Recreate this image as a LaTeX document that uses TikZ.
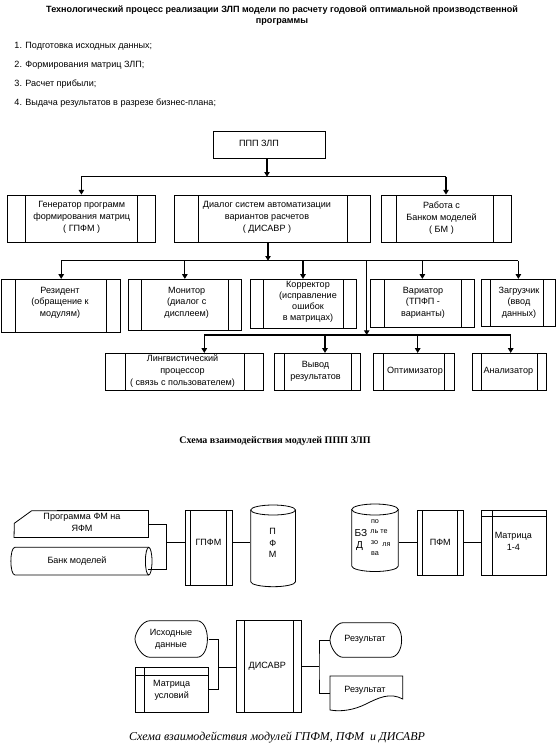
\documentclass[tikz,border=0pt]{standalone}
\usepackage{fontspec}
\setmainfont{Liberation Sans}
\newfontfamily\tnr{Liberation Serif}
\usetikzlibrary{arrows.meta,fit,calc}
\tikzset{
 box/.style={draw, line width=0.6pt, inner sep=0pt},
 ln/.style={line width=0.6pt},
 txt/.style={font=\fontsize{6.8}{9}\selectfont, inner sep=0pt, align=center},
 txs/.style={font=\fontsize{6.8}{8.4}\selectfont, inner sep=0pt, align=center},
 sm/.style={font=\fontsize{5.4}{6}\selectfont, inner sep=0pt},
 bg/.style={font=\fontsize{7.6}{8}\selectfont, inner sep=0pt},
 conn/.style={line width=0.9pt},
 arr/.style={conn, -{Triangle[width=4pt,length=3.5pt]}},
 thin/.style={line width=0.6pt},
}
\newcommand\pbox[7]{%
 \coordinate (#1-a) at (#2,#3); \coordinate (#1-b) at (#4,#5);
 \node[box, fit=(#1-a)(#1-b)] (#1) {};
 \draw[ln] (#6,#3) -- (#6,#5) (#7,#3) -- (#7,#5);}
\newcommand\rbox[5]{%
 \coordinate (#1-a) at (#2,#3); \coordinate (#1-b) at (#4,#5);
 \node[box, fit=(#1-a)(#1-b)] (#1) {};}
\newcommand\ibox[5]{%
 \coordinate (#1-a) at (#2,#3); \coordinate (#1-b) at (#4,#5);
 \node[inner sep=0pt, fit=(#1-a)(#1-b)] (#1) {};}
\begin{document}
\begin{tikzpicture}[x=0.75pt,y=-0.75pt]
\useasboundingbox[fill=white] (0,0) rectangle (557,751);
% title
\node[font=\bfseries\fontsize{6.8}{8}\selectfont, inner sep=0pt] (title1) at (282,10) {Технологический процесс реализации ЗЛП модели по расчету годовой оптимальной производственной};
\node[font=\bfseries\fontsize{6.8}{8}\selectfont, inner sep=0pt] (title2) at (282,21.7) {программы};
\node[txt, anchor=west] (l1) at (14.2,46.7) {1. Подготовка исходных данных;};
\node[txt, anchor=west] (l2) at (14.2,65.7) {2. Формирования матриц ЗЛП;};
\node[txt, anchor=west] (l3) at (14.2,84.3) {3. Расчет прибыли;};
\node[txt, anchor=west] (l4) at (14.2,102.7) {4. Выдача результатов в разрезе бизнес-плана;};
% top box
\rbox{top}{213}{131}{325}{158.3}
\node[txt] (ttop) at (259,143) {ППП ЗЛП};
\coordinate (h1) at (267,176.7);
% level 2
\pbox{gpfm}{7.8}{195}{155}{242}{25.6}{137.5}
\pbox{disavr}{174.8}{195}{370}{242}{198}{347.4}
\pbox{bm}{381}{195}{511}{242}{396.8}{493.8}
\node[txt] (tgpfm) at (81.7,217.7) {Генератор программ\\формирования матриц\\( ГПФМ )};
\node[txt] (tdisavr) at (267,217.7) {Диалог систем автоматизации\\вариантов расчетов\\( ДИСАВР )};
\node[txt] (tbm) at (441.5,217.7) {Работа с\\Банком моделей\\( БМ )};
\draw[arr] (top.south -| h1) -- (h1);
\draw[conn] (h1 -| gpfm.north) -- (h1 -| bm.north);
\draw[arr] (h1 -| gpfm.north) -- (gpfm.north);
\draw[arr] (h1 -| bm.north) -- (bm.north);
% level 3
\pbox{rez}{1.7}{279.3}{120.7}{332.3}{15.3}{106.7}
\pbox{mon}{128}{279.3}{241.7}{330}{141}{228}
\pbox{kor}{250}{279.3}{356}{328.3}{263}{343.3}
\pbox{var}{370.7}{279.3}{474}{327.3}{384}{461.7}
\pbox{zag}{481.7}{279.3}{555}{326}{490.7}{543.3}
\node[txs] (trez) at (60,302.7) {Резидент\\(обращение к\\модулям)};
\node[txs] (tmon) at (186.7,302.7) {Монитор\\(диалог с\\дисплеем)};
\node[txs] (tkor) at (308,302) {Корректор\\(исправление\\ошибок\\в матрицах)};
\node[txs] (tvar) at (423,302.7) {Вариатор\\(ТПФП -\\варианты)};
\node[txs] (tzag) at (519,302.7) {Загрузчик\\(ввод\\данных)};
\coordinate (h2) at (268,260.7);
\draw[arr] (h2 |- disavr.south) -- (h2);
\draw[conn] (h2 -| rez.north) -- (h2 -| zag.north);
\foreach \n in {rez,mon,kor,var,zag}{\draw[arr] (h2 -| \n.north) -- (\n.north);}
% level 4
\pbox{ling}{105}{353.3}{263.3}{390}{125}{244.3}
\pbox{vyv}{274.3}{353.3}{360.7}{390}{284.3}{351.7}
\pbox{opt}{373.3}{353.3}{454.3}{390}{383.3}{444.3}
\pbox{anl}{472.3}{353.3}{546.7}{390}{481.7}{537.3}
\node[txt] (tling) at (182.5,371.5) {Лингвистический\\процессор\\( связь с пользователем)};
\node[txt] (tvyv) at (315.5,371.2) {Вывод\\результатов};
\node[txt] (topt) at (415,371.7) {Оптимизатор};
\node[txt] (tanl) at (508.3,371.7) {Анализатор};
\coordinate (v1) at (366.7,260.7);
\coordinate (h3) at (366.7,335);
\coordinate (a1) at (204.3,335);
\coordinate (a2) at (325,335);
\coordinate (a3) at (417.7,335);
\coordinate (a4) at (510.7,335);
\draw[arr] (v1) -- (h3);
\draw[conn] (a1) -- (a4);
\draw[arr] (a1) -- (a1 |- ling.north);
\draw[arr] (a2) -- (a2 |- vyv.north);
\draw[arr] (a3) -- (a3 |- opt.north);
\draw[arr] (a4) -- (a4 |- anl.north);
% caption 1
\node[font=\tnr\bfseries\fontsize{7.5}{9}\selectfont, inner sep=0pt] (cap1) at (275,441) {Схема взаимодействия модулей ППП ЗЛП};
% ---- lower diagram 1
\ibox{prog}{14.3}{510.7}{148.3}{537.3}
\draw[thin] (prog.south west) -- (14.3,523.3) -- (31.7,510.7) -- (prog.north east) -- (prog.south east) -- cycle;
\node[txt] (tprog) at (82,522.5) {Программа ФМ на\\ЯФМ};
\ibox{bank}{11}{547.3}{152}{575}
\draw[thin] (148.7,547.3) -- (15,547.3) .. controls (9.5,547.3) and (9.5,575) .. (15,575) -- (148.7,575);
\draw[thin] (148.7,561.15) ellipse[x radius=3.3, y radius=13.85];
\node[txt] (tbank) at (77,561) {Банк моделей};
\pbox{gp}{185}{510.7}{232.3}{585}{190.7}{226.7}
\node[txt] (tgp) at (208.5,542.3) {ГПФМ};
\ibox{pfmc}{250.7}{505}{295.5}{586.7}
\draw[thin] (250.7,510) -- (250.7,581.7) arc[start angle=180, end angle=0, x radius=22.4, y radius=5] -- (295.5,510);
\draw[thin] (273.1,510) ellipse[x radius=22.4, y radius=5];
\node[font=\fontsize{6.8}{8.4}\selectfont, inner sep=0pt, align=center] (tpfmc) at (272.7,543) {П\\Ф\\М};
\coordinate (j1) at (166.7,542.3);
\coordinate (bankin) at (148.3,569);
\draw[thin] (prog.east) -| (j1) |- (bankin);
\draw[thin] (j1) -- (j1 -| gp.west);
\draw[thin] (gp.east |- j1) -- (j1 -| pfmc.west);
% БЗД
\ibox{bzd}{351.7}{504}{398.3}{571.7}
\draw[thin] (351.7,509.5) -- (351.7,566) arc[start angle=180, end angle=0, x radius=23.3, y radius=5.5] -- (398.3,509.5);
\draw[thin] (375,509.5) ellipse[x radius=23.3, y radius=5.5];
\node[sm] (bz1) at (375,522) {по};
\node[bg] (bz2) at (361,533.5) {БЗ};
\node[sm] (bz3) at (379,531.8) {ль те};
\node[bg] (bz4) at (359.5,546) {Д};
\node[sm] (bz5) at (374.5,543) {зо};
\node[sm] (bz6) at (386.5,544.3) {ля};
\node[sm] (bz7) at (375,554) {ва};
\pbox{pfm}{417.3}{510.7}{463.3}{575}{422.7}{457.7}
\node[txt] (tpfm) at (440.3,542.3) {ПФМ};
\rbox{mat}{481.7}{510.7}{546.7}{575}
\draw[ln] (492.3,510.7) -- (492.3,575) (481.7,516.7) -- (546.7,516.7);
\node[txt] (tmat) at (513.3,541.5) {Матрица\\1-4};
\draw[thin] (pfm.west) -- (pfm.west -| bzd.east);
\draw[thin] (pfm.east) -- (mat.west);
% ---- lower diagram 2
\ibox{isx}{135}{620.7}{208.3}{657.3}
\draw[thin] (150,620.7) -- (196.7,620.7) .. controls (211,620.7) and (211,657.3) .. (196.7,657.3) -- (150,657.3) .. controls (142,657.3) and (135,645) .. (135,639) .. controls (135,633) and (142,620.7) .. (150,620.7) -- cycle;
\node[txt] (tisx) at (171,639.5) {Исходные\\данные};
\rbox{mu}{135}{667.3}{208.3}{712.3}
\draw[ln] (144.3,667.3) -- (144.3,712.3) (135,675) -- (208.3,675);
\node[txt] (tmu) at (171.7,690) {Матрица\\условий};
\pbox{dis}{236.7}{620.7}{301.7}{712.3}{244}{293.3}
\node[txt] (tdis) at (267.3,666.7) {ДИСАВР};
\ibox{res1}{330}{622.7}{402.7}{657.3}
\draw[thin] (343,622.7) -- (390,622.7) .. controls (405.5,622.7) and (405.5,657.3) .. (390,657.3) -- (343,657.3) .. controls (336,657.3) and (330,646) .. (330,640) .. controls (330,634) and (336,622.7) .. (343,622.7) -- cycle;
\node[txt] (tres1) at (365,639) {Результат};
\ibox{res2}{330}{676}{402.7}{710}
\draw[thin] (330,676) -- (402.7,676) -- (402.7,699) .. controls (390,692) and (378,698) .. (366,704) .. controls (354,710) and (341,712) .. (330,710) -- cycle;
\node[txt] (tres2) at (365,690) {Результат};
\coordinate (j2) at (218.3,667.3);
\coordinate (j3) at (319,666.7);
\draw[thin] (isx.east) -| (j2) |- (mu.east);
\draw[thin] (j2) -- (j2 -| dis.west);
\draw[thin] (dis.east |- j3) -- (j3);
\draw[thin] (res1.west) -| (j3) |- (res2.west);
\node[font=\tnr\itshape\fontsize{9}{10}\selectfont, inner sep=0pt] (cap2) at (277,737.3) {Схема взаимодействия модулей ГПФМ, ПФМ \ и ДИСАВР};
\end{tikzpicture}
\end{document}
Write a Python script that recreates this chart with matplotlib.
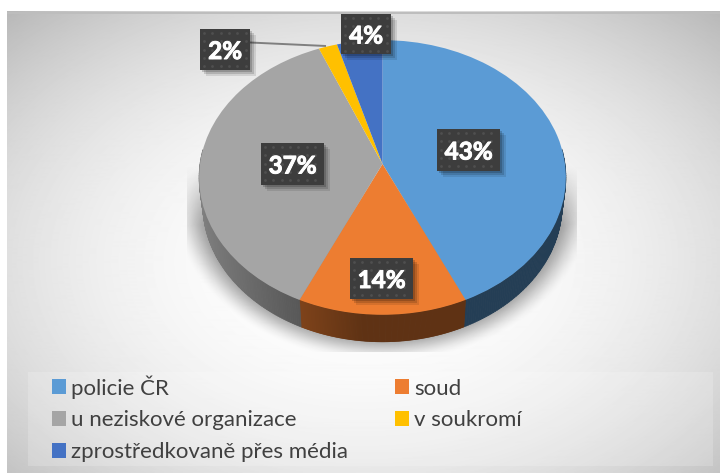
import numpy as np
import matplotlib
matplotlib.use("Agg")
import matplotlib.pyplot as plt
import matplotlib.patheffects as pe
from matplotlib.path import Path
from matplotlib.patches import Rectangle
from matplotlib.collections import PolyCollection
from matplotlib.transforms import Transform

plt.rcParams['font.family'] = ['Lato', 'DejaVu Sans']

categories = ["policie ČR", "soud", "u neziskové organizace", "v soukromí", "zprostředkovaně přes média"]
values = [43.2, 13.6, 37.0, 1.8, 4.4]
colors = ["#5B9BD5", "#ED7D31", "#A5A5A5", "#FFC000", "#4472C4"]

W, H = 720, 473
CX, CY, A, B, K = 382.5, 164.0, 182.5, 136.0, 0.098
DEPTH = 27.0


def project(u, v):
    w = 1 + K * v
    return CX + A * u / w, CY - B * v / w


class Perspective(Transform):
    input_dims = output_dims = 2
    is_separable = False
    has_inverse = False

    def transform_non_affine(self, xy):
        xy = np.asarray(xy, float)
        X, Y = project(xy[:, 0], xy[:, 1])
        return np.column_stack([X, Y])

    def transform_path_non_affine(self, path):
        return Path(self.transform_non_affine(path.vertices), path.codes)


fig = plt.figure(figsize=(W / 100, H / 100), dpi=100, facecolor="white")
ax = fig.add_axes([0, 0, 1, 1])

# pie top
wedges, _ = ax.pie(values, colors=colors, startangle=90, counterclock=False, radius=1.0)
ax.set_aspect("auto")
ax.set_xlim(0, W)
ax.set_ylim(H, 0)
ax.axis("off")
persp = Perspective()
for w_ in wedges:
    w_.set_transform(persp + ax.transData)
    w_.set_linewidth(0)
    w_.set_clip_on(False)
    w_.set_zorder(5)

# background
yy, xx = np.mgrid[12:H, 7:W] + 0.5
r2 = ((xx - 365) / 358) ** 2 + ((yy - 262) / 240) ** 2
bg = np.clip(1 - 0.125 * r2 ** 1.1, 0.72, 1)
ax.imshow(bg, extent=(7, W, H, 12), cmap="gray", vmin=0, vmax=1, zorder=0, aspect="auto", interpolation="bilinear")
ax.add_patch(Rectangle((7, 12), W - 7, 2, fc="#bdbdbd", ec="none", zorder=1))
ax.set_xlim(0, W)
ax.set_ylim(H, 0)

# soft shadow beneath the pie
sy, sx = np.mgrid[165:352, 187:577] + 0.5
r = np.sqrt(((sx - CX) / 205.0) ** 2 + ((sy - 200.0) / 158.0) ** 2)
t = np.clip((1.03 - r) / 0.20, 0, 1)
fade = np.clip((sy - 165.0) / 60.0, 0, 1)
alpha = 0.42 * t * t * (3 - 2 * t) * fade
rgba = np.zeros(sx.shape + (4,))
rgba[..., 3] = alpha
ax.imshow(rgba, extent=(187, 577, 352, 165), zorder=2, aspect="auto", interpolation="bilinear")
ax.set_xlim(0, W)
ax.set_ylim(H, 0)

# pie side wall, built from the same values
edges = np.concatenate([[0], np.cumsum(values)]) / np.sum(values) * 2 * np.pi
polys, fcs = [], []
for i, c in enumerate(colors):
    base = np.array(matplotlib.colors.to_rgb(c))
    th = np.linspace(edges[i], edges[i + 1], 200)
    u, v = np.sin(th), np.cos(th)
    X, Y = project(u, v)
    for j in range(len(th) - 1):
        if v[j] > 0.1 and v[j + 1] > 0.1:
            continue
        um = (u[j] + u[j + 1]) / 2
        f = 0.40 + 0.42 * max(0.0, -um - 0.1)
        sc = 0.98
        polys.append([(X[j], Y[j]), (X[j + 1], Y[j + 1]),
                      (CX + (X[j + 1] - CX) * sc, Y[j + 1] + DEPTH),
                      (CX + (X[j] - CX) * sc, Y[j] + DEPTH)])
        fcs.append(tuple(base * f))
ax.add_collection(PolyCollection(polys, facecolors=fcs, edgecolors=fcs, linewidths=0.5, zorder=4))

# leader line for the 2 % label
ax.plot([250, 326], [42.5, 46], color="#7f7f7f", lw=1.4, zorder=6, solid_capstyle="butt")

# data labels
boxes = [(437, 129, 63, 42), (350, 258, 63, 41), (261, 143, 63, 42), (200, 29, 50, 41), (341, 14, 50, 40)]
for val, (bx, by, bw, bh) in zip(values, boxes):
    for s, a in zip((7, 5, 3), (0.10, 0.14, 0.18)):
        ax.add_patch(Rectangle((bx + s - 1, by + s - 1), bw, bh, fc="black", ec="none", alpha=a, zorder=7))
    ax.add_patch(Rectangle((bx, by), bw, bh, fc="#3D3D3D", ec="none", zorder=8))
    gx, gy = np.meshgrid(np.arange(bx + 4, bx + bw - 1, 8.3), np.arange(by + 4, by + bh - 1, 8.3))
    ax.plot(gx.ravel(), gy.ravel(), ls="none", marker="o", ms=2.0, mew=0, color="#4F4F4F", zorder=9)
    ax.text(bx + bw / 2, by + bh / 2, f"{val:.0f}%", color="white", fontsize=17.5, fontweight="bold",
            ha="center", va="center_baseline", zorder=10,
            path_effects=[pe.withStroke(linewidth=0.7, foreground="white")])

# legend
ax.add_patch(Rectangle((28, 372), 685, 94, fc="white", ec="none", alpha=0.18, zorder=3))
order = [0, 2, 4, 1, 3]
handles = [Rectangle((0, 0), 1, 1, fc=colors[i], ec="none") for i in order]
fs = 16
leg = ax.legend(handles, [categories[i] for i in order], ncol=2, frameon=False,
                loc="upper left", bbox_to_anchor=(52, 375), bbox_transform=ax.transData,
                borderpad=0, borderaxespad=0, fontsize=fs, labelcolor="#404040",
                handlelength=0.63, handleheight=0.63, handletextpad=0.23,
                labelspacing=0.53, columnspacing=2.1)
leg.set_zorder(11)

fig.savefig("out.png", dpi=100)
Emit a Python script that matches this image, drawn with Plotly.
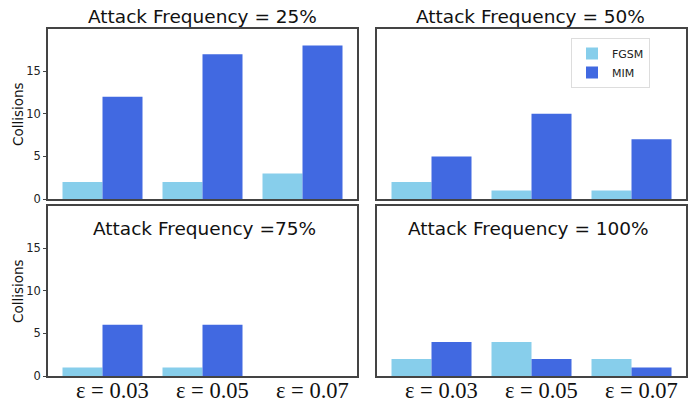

**Do this:**
Exactly reproduce the lines from the line holding "Write a Python" through the line holding "has_inverse = False", and only those; pictures are to be left out.

**Complete response:**
Write a Python script that recreates this chart with matplotlib.
import numpy as np
import matplotlib
matplotlib.use("Agg")
import matplotlib.pyplot as plt
import matplotlib.patheffects as pe
from matplotlib.path import Path
from matplotlib.patches import Rectangle
from matplotlib.collections import PolyCollection
from matplotlib.transforms import Transform

plt.rcParams['font.family'] = ['Lato', 'DejaVu Sans']

categories = ["policie ČR", "soud", "u neziskové organizace", "v soukromí", "zprostředkovaně přes média"]
values = [43.2, 13.6, 37.0, 1.8, 4.4]
colors = ["#5B9BD5", "#ED7D31", "#A5A5A5", "#FFC000", "#4472C4"]

W, H = 720, 473
CX, CY, A, B, K = 382.5, 164.0, 182.5, 136.0, 0.098
DEPTH = 27.0


def project(u, v):
    w = 1 + K * v
    return CX + A * u / w, CY - B * v / w


class Perspective(Transform):
    input_dims = output_dims = 2
    is_separable = False
    has_inverse = False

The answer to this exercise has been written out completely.